**WHAT TO WORK ON**
Which lines in the records below contain the word "this"? Copy each of them.

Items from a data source

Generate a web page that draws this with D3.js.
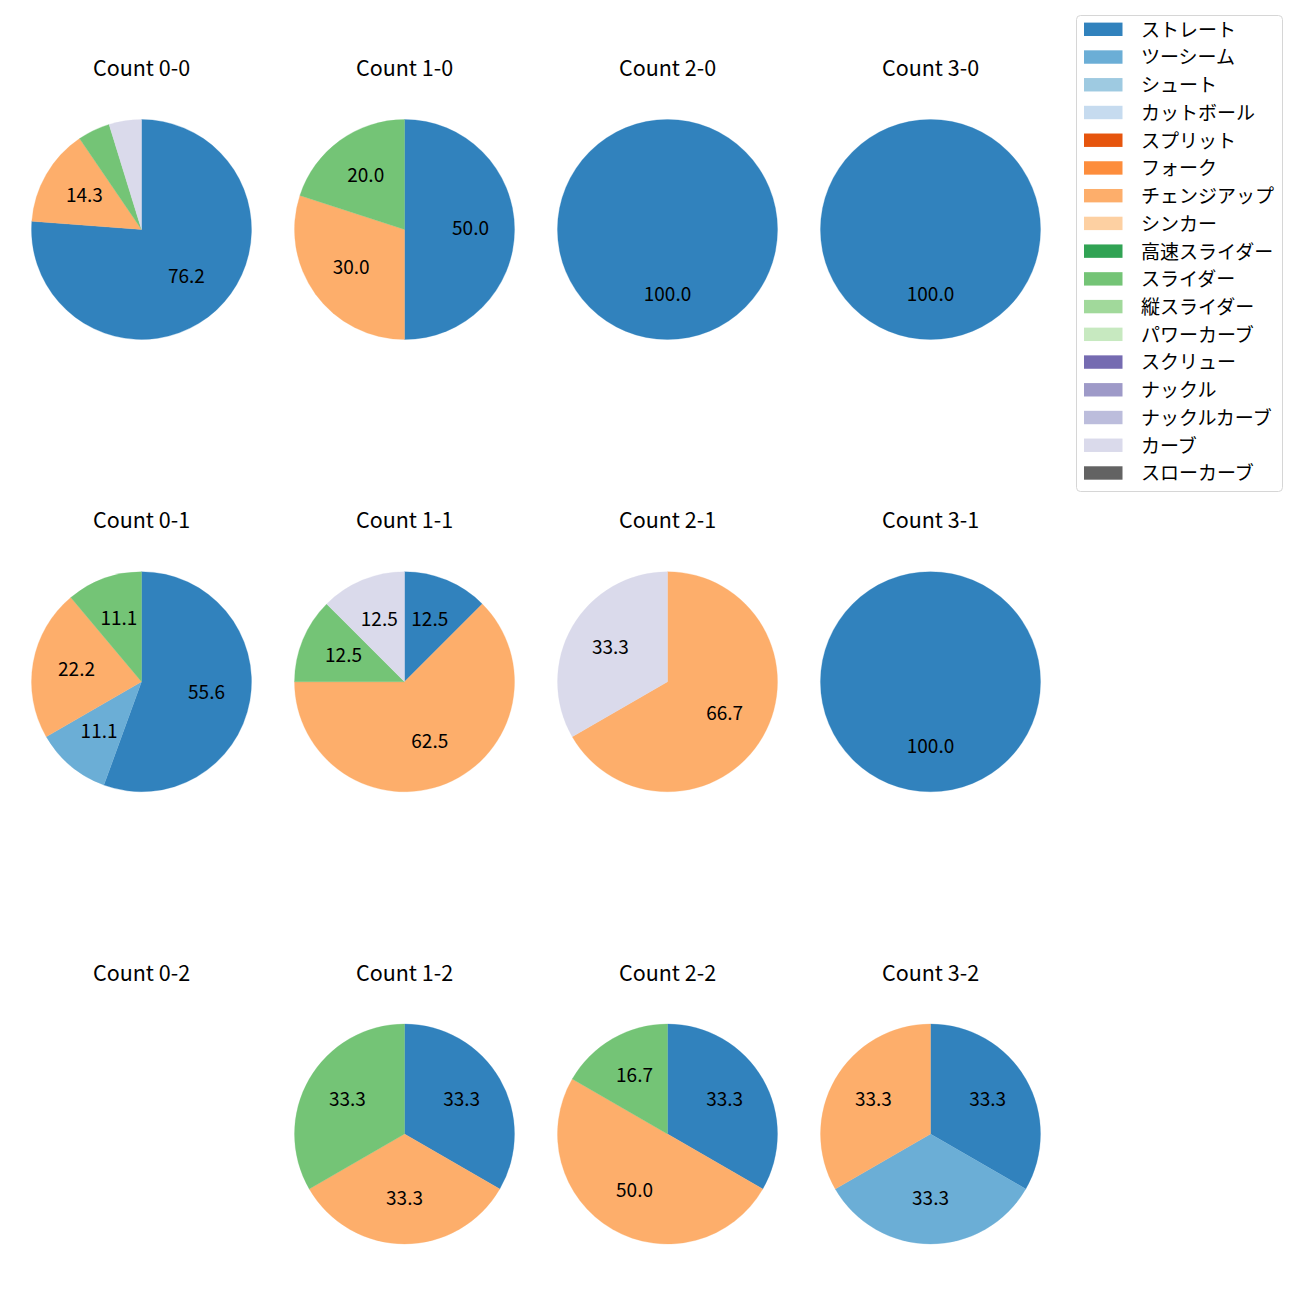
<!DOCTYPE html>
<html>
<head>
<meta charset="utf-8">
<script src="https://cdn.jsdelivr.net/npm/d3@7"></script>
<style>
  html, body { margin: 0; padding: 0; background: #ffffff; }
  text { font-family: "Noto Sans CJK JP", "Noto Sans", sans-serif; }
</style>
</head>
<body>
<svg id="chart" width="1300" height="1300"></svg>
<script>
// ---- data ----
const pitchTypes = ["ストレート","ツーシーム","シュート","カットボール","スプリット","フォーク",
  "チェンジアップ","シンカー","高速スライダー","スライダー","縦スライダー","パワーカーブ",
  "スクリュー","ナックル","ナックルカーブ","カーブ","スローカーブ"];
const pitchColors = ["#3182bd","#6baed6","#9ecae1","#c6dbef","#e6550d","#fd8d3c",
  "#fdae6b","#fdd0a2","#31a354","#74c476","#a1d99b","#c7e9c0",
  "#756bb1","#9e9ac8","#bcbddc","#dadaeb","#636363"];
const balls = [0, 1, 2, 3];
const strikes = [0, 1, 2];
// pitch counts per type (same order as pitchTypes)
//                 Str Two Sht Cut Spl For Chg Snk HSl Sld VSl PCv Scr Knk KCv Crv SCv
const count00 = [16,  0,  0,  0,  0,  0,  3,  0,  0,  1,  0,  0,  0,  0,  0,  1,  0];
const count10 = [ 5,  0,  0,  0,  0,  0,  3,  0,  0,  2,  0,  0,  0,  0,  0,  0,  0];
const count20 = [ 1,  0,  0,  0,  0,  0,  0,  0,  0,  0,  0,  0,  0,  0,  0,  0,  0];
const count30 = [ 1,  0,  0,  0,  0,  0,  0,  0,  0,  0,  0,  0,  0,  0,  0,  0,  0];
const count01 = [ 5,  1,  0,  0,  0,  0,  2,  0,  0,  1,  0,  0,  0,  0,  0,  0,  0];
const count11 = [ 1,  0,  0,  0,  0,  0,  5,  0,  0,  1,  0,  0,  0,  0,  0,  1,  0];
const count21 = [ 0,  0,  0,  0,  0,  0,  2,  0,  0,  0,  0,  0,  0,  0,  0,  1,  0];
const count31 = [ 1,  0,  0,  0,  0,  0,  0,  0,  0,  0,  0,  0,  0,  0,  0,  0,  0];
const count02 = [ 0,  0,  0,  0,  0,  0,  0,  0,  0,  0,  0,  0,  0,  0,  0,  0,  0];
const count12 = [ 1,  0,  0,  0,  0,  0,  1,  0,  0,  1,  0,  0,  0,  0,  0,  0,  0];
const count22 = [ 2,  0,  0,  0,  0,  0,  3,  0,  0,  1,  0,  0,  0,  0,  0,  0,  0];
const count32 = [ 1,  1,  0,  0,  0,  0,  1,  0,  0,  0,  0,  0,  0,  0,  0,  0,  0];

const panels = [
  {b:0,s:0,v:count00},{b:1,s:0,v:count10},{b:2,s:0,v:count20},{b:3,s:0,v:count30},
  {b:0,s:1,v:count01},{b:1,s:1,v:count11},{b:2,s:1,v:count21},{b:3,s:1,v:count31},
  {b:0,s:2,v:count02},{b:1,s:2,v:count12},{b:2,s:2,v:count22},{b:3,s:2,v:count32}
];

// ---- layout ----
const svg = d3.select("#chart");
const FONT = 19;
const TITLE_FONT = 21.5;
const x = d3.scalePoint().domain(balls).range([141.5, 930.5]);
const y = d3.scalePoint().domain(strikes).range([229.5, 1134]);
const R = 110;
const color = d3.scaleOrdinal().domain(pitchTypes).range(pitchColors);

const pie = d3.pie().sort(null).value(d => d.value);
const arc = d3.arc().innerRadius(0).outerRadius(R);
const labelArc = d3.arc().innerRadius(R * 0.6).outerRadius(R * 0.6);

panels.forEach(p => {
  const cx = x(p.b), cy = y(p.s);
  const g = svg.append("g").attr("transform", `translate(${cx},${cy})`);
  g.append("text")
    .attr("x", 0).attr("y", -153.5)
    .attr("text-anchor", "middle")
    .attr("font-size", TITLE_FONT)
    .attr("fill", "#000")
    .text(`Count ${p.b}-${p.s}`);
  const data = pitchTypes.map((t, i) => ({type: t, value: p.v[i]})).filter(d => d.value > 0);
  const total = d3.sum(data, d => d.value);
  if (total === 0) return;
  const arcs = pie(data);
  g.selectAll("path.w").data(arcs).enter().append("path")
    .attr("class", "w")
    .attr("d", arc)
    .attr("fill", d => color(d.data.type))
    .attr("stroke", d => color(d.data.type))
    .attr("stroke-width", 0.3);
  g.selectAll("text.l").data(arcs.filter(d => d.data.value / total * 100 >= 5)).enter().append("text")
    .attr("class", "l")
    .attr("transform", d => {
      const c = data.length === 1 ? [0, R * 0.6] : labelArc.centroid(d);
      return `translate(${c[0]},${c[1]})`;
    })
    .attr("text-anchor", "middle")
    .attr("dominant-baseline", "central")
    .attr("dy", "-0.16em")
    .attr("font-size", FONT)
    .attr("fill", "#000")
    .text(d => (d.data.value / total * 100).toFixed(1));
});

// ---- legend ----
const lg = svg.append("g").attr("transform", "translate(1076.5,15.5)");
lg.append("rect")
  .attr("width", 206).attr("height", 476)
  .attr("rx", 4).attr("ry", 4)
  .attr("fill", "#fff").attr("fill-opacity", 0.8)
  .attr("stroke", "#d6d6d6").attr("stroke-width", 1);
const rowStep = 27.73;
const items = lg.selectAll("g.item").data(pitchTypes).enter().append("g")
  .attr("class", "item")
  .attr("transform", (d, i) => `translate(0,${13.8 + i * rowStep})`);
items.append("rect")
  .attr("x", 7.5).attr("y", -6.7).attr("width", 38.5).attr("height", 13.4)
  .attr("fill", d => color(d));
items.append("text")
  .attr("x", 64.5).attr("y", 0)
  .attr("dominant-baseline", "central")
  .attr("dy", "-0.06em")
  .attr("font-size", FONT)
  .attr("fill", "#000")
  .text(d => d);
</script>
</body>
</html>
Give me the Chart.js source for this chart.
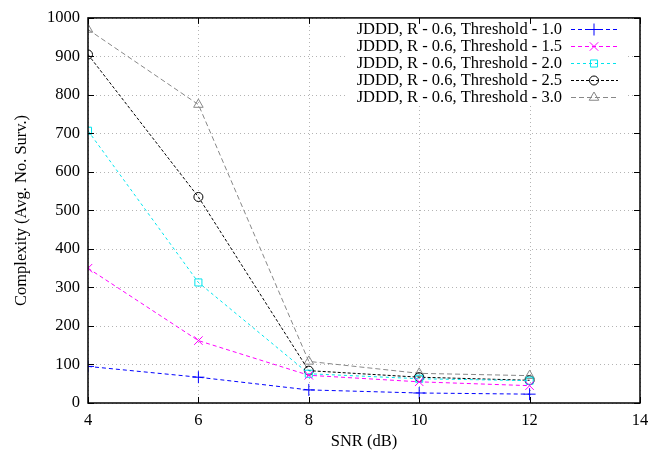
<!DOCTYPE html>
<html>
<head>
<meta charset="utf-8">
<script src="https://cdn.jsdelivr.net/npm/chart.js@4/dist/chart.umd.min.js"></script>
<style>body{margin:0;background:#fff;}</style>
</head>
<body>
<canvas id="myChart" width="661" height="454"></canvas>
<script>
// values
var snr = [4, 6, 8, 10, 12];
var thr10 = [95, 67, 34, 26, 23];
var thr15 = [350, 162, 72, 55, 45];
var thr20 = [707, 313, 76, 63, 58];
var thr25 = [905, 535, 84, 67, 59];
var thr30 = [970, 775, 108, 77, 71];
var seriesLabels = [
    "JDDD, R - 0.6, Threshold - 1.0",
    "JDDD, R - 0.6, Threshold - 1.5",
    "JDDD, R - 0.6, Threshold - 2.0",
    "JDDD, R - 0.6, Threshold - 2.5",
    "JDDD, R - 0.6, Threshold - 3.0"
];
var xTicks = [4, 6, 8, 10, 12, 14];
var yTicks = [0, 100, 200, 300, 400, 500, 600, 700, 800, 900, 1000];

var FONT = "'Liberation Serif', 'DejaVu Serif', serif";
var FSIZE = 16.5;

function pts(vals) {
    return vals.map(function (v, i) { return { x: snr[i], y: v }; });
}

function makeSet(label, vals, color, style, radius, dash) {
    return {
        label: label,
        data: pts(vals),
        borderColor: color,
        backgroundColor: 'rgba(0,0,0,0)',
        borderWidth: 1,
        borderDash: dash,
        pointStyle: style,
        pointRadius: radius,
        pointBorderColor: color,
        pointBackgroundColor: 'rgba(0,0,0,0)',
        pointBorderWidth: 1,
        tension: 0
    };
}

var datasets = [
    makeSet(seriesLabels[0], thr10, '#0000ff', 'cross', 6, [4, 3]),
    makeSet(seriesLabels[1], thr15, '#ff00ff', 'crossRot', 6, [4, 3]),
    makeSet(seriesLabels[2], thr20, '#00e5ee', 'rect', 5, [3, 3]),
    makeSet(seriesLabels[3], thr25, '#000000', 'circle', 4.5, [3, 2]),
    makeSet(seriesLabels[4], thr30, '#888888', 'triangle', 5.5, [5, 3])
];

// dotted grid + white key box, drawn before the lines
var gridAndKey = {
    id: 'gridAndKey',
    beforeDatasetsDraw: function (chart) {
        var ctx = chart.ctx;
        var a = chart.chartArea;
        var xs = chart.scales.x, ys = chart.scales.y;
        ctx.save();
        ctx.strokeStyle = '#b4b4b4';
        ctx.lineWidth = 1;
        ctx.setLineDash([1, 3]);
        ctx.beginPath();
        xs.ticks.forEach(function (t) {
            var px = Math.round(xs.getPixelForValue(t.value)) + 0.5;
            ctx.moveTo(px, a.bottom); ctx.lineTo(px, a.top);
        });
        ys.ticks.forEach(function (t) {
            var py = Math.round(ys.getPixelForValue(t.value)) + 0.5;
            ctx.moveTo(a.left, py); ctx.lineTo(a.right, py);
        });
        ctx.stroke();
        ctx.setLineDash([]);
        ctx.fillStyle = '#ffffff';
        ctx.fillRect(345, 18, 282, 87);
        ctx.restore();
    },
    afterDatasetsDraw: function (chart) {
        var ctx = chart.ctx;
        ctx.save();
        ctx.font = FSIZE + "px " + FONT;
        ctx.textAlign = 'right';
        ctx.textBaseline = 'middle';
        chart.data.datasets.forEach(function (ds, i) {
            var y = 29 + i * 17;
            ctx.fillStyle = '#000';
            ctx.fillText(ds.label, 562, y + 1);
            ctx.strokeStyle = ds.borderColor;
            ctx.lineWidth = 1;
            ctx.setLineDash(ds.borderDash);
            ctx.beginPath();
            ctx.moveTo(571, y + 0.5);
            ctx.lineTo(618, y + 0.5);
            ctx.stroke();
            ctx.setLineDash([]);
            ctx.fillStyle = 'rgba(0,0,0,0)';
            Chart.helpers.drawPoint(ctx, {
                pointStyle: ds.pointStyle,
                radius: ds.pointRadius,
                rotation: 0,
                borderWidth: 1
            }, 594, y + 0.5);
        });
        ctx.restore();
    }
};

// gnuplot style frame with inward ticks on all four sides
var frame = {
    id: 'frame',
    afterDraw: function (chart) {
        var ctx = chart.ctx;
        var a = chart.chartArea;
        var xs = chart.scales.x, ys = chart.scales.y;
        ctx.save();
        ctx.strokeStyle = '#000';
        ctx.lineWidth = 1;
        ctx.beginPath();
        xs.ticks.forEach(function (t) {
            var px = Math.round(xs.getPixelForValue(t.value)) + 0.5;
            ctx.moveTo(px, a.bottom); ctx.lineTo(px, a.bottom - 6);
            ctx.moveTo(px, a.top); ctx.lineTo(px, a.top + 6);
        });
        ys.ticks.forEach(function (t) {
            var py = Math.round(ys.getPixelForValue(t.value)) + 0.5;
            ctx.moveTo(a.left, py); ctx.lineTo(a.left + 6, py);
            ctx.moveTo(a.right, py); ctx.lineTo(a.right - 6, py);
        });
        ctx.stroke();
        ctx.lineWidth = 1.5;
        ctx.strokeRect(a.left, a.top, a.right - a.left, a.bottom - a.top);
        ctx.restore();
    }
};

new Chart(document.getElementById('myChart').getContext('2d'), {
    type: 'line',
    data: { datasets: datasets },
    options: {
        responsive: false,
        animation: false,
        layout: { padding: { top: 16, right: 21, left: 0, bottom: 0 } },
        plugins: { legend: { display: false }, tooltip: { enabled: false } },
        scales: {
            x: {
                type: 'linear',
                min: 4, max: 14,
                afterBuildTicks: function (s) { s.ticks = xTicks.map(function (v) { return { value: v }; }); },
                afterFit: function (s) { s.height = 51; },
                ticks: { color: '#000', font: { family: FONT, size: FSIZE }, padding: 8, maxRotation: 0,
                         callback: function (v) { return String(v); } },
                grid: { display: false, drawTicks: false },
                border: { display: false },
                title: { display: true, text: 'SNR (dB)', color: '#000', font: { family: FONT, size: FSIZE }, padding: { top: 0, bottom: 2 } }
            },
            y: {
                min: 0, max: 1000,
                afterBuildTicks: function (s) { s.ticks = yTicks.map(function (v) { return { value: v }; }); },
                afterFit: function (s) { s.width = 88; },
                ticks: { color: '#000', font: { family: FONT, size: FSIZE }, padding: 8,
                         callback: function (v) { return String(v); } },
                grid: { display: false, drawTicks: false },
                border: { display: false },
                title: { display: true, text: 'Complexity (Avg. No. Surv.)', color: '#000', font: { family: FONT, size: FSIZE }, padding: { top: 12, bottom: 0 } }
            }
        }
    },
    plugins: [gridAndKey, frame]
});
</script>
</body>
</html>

**WRITTEN SOLUTION**
Generate a web page that draws this with D3.js.
Give me the Chart.js source for this chart.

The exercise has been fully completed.